• Task prompt
It is required that the lines from the top of the listing through the line with "plt.rcParams['font.family'] = ['Liberation" be reproduced exactly, excluding pictures.

• Provided data
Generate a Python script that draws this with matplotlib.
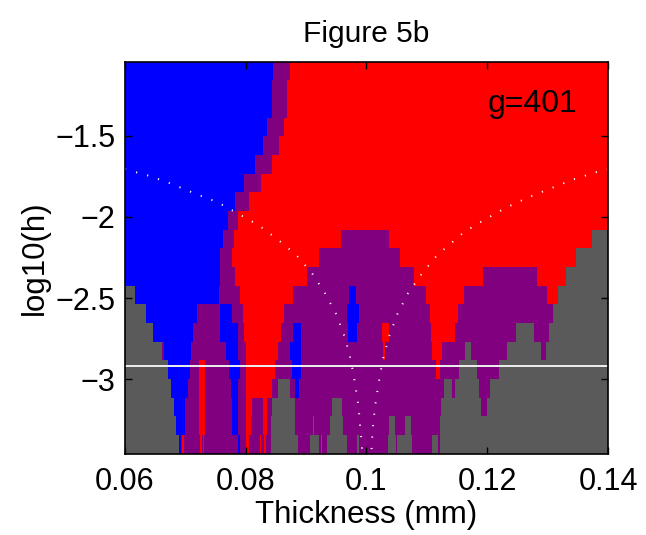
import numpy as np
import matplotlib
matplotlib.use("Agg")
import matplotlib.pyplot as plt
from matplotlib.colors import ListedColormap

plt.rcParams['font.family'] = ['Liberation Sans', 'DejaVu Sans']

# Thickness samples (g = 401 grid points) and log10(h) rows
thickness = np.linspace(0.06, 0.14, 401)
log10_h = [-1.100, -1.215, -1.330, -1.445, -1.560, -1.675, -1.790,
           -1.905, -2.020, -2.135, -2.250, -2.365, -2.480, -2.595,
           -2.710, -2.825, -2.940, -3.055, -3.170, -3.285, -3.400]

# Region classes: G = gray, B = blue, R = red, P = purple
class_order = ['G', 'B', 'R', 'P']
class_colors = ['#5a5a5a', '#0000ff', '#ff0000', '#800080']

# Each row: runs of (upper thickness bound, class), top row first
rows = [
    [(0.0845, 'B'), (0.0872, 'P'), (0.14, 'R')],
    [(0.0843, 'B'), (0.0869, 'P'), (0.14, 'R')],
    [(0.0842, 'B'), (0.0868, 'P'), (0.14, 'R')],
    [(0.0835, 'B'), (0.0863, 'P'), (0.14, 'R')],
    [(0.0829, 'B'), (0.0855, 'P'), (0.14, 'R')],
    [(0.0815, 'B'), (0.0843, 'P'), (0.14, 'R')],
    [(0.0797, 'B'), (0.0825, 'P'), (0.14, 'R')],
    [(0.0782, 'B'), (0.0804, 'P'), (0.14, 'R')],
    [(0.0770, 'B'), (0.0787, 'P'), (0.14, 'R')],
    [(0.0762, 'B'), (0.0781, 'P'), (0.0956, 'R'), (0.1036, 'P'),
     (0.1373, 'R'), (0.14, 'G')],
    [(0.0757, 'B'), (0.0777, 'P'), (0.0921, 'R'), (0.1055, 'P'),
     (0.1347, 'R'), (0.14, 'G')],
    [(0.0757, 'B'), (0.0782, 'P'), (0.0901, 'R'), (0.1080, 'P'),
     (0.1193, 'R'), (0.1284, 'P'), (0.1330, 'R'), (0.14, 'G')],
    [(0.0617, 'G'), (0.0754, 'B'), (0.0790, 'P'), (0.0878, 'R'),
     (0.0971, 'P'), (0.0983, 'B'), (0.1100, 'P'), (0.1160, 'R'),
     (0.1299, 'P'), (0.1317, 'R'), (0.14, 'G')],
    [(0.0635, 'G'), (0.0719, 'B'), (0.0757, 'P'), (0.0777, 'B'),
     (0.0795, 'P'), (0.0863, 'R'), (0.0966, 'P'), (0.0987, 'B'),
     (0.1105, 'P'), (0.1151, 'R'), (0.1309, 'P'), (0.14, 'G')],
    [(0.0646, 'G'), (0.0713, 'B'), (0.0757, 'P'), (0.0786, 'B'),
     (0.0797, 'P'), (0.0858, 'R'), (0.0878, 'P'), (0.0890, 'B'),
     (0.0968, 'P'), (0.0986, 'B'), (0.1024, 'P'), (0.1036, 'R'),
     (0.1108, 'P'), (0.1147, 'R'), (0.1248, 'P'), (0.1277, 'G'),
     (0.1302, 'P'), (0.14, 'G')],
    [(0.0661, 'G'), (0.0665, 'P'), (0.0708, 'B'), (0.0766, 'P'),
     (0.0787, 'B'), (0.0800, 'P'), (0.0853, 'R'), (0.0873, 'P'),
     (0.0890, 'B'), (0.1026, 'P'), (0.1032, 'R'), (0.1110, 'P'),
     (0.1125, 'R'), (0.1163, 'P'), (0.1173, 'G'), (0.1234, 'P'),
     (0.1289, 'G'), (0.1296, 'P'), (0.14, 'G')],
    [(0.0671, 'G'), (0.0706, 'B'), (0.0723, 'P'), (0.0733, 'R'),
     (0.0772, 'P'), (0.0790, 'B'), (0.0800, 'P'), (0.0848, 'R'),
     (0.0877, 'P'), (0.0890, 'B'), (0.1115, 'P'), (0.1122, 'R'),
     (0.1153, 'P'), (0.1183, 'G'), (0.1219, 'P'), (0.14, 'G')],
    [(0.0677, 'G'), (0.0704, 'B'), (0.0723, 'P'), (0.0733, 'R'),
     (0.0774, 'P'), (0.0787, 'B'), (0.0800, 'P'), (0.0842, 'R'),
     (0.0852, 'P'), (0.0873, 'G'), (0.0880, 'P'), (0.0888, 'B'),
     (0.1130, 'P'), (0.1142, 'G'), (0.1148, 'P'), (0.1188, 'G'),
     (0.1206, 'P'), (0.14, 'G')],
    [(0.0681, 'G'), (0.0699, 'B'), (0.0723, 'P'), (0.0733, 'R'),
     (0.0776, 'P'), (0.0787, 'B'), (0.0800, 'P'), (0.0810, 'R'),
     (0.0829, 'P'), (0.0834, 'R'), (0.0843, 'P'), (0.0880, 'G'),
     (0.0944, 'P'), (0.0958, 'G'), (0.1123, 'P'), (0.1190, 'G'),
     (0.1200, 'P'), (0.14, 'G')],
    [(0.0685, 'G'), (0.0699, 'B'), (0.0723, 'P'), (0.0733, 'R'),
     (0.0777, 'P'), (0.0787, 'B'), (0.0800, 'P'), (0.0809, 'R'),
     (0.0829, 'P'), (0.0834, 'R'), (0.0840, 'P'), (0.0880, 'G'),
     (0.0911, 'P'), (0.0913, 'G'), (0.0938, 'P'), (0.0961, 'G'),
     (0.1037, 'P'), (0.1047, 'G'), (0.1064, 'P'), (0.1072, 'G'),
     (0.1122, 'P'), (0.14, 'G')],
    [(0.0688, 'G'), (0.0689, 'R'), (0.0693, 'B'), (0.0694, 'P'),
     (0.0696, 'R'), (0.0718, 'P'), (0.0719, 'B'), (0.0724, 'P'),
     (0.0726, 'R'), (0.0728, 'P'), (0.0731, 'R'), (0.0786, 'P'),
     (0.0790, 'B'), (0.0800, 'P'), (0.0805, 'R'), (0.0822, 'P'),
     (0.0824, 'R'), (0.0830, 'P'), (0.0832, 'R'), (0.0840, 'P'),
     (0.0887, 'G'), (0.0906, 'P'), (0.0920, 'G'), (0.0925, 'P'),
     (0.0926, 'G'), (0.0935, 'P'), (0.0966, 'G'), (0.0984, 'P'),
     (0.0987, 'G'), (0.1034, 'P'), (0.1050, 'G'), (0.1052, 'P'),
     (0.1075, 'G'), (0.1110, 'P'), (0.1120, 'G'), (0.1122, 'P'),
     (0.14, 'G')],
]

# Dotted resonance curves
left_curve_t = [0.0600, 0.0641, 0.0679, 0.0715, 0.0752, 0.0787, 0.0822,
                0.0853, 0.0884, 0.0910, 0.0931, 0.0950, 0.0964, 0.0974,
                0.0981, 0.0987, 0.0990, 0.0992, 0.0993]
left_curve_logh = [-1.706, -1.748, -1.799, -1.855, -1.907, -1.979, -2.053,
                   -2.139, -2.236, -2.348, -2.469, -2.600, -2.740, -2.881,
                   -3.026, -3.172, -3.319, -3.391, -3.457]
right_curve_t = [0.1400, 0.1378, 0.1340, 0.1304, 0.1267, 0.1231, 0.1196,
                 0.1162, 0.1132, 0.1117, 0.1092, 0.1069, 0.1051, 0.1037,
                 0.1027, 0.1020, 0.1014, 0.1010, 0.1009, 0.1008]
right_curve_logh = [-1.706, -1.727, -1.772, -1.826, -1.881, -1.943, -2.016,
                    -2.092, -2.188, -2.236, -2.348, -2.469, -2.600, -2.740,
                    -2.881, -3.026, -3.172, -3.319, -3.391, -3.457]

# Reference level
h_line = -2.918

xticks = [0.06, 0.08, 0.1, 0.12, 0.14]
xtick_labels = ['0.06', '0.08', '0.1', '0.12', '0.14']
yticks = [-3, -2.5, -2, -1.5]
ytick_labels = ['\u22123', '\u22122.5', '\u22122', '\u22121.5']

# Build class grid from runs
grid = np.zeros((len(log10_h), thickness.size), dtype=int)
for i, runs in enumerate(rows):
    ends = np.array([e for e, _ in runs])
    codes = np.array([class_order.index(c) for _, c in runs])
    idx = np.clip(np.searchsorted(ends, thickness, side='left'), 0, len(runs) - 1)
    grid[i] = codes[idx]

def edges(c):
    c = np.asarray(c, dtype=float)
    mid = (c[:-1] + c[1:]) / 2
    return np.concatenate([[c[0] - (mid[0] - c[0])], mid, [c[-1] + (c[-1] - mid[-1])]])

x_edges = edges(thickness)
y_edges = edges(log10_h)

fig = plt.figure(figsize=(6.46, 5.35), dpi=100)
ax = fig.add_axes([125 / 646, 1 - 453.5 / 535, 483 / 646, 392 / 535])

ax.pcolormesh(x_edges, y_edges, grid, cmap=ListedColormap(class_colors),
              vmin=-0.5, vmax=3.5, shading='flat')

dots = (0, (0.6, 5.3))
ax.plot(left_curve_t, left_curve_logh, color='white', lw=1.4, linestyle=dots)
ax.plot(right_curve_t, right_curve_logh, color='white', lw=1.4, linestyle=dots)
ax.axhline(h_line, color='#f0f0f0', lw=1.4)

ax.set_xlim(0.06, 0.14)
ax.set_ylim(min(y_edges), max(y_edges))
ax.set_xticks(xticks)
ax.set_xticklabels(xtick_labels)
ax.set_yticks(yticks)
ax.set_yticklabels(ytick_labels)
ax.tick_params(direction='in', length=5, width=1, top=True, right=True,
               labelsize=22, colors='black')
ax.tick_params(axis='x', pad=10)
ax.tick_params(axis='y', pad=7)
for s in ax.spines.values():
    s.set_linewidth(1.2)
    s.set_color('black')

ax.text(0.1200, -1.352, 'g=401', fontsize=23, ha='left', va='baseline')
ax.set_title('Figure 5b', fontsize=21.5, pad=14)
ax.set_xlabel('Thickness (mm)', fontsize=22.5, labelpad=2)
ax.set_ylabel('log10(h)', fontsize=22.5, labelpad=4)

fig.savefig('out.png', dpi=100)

• Output for this task
Generate a Python script that draws this with matplotlib.
import numpy as np
import matplotlib
matplotlib.use("Agg")
import matplotlib.pyplot as plt
from matplotlib.colors import ListedColormap

plt.rcParams['font.family'] = ['Liberation Sans', 'DejaVu Sans']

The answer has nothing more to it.